Burada gösterilen “doğrudan salımlar” ısınma, pişirme gibi etkinlikler nedeniyle yapıların içinde ortaya çıkanlardır. Ancak, bu amaçla kullanılan enerji yapı dışında sera gazı üreten bir elektrik santralinden elde ediliyorsa, “dolaylı salım” sınıfına dahil edilmektedir. Bu durumda, elektriğin elde edilme sürecinde kullanılan kaynakların içindeki fosil yakıtların oranı önem kazanmaktadır. Aynı şekilde, binaların yapımında kullanılan malzemelerin üretimi ve taşınması sırasında ortaya çıkan kirlilik “dolaylı salım” sayılmaktadır. Malzemenin taşınmasının yarattığı salımın ulaştırma ve yapı sektörleri arasındaki dağılımı da bir takım varsayımlara dayanmaktadır. Özetle, farklı kuruluşlar ve uzmanlar tarafından üretilen bu istatistikler arasında farklılıklar bulunması doğaldır. Ancak, kesin olan şu ki, yapı ve inşaat sektörü iklim krizinin oluşumunda en önemli paya sahip etkendir. Bu da, küresel karbondioksit salımlarının yüzyılın ortalarında net sıfıra indirilmesi hedefinin, yapı sektöründe benimsenecek anlayış değişiklikliğine bağlı olduğunu göstermektedir.

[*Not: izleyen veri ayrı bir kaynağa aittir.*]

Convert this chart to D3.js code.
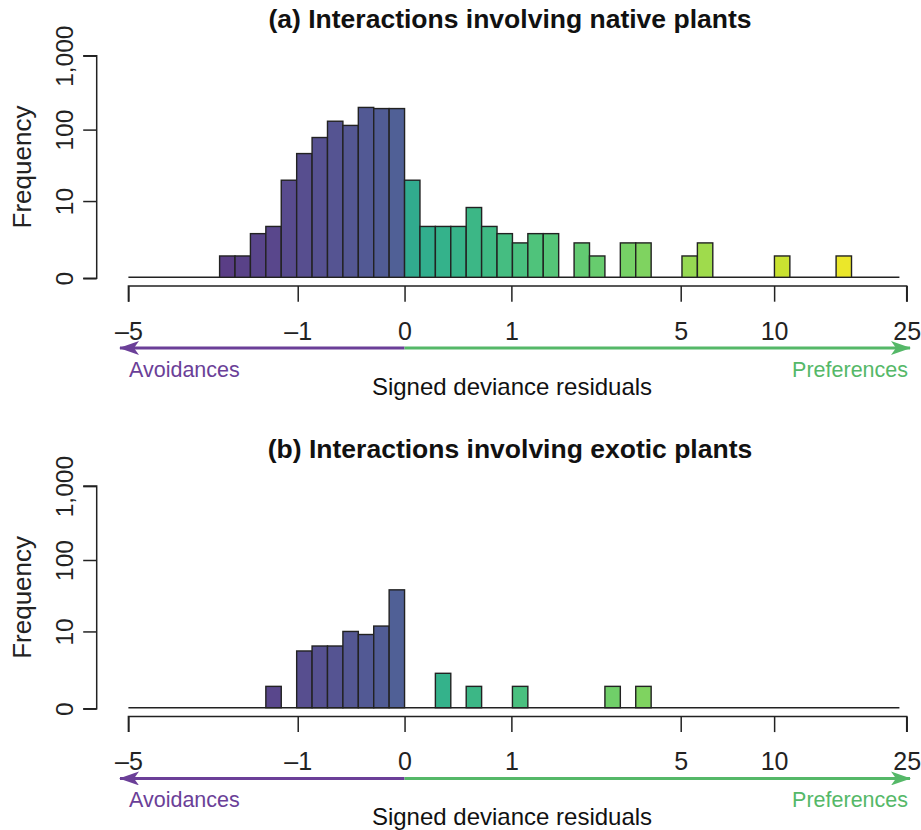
<!DOCTYPE html>
<html>
<head>
<meta charset="utf-8">
<script src="https://cdn.jsdelivr.net/npm/d3@7"></script>
<style>
  body { margin: 0; background: #fff; }
  svg { font-family: "Liberation Sans", Arial, sans-serif; }
</style>
</head>
<body>
<div id="chart"></div>
<script>
// Define SVG area dimensions
var svgWidth = 921;
var svgHeight = 830;

// Bin lower edges, in signed log(1 + |residual|) units (bins are 0.1 wide)
var binLower = [-1.2, -1.1, -1.0, -0.9, -0.8, -0.7, -0.6, -0.5, -0.4, -0.3, -0.2, -0.1,
    0.0, 0.1, 0.2, 0.3, 0.4, 0.5, 0.6, 0.7, 0.8, 0.9, 1.0, 1.1, 1.2, 1.3, 1.4,
    1.5, 1.6, 1.7, 1.8, 1.9, 2.0, 2.1, 2.2, 2.3, 2.4, 2.5, 2.6, 2.7, 2.8];
var binWidth = 0.1;

// Frequencies per bin
var nativeCounts = [1, 1, 3, 4, 20, 47, 78, 130, 114, 200, 193, 193,
    20, 4, 4, 4, 8, 4, 3, 2, 3, 3, 0, 2, 1, 0, 2,
    2, 0, 0, 1, 2, 0, 0, 0, 0, 1, 0, 0, 0, 1];
var exoticCounts = [0, 0, 0, 1, 0, 5, 6, 6, 10, 9, 12, 39,
    0, 0, 2, 0, 1, 0, 0, 1, 0, 0, 0, 0, 0, 1, 0,
    1, 0, 0, 0, 0, 0, 0, 0, 0, 0, 0, 0, 0, 0];

var panelTitles = ["(a) Interactions involving native plants", "(b) Interactions involving exotic plants"];
var xTicks = [-5, -1, 0, 1, 5, 10, 25];
var yTicks = [0, 10, 100, 1000];

var purple = "#6b3f98";
var green = "#55b868";

var svg = d3.select("#chart")
    .append("svg")
    .attr("width", svgWidth)
    .attr("height", svgHeight);

// arrow heads
var defs = svg.append("defs");
[["headP", purple], ["headG", green]].forEach(function (h) {
    defs.append("marker")
        .attr("id", h[0])
        .attr("viewBox", "0 0 20 14")
        .attr("refX", 19)
        .attr("refY", 7)
        .attr("markerWidth", 20)
        .attr("markerHeight", 14)
        .attr("markerUnits", "userSpaceOnUse")
        .attr("orient", "auto")
        .append("path")
        .attr("d", "M0,0 L20,7 L0,14 L5,7 Z")
        .attr("fill", h[1]);
});

// x scale: signed log(1 + |x|), which is what symlog does
var xScale = d3.scaleSymlog().constant(1)
    .domain([-5, 25])
    .range([128.4, 906.7]);

function toRaw(t) {
    return Math.sign(t) * Math.expm1(Math.abs(t));
}

function barColor(t) {
    var c, mix;
    if (t < 0) {
        c = d3.interpolateViridis(0.11 + (t + 1.2) / 1.1 * 0.12);
        mix = 0.1;
    } else {
        c = d3.interpolateViridis(0.58 + t / 2.8 * 0.38);
        mix = 0.07;
    }
    return d3.interpolateRgb(c, "#ffffff")(mix);
}

function drawPanel(counts, title, dy) {
    var g = svg.append("g").attr("transform", "translate(0," + dy + ")");

    var yScale = d3.scaleSymlog().constant(1)
        .domain([0, 1000])
        .range([278.3, 55.7]);

    // title
    g.append("text")
        .attr("x", 510)
        .attr("y", 28)
        .attr("text-anchor", "middle")
        .attr("font-weight", "bold")
        .attr("font-size", 26.5)
        .attr("fill", "#111")
        .text(title);

    // baseline
    g.append("line")
        .attr("x1", xScale(-5))
        .attr("x2", xScale(23.8))
        .attr("y1", yScale(0) - 1)
        .attr("y2", yScale(0) - 1)
        .attr("stroke", "#222")
        .attr("stroke-width", 1.6);

    // bars
    var data = binLower.map(function (t, i) { return { t: t, n: counts[i] }; })
        .filter(function (d) { return d.n > 0; });

    g.selectAll("rect.bar")
        .data(data)
        .enter()
        .append("rect")
        .attr("class", "bar")
        .attr("x", d => xScale(toRaw(d.t)))
        .attr("width", d => xScale(toRaw(d.t + binWidth)) - xScale(toRaw(d.t)))
        .attr("y", d => yScale(d.n))
        .attr("height", d => yScale(0) - 1 - yScale(d.n))
        .attr("fill", d => barColor(d.t + binWidth / 2))
        .attr("stroke", "#222")
        .attr("stroke-width", 1.4);

    // y axis
    var leftAxis = d3.axisLeft(yScale)
        .tickValues(yTicks)
        .tickSize(13.5)
        .tickFormat(d3.format(","));

    var yAxis = g.append("g")
        .attr("transform", "translate(96.7,0)")
        .call(leftAxis);
    yAxis.select(".domain").attr("stroke", "#222").attr("stroke-width", 1.5)
        .attr("d", "M-13.5," + yScale(1000) + "H0V" + yScale(0) + "H-13.5");
    yAxis.selectAll(".tick line").attr("stroke", "#222").attr("stroke-width", 1.5);
    yAxis.selectAll(".tick text")
        .attr("font-size", 24.5)
        .attr("font-family", "Liberation Sans, Arial, sans-serif")
        .attr("fill", "#222")
        .attr("text-anchor", "middle")
        .attr("transform", "rotate(-90)")
        .attr("x", 0)
        .attr("y", -23.5)
        .attr("dy", 0);

    g.append("text")
        .attr("transform", "translate(31," + 167 + ") rotate(-90)")
        .attr("text-anchor", "middle")
        .attr("font-size", 26)
        .attr("fill", "#222")
        .text("Frequency");

    // x axis
    var bottomAxis = d3.axisBottom(xScale)
        .tickValues(xTicks)
        .tickSize(15.7)
        .tickFormat(d => d < 0 ? "\u2013" + Math.abs(d) : String(d));

    var xAxis = g.append("g")
        .attr("transform", "translate(0,286)")
        .call(bottomAxis);
    xAxis.select(".domain").attr("stroke", "#222").attr("stroke-width", 1.5)
        .attr("d", "M" + xScale(-5) + ",15.7V0H" + xScale(25) + "V15.7");
    xAxis.selectAll(".tick line").attr("stroke", "#222").attr("stroke-width", 1.5);
    xAxis.selectAll(".tick text")
        .attr("font-size", 25)
        .attr("font-family", "Liberation Sans, Arial, sans-serif")
        .attr("fill", "#222")
        .attr("y", 53.5)
        .attr("dy", 0);

    // arrows
    g.append("line")
        .attr("x1", xScale(0)).attr("x2", 120)
        .attr("y1", 348).attr("y2", 348)
        .attr("stroke", purple).attr("stroke-width", 3)
        .attr("marker-end", "url(#headP)");
    g.append("line")
        .attr("x1", xScale(0)).attr("x2", 910)
        .attr("y1", 348).attr("y2", 348)
        .attr("stroke", green).attr("stroke-width", 3)
        .attr("marker-end", "url(#headG)");

    g.append("text")
        .attr("x", 129).attr("y", 377)
        .attr("font-size", 21.5)
        .attr("fill", purple)
        .text("Avoidances");
    g.append("text")
        .attr("x", 908).attr("y", 377)
        .attr("text-anchor", "end")
        .attr("font-size", 21.5)
        .attr("fill", green)
        .text("Preferences");

    g.append("text")
        .attr("x", 512).attr("y", 395)
        .attr("text-anchor", "middle")
        .attr("font-size", 24)
        .attr("fill", "#111")
        .text("Signed deviance residuals");
}

drawPanel(nativeCounts, panelTitles[0], 0);
drawPanel(exoticCounts, panelTitles[1], 430.4);
</script>
</body>
</html>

Yapılabilecekler, Yapılmayanlar
Peki bu ürkütücü tablonun ortaya çıkmasında veya önlenmesinde mimarın katkısı ne kadardır? Yapabilecekleri ve yapamayacakları nelerdir? Daha önce de belirtildiği gibi, dünyadaki yapı stoğundaki artışın yükümlüsü mimar değildir. Küresel yapılaşmanın büyüklüğü elbette demografik, sosyal ve ekonomik değişimlerin sonucudur. Bir başka deyişle, mimar ne kadar bina yapıldığından değil, nasıl yapıldığından sorumludur. Ancak, konunun sayısal büyüklük tarafını bir tarafa bırakacak olursak, bu olumsuz tabloya gelinmesine yol açan tasarım hataları yine mimarlar tarafından yapılmamış mıdır?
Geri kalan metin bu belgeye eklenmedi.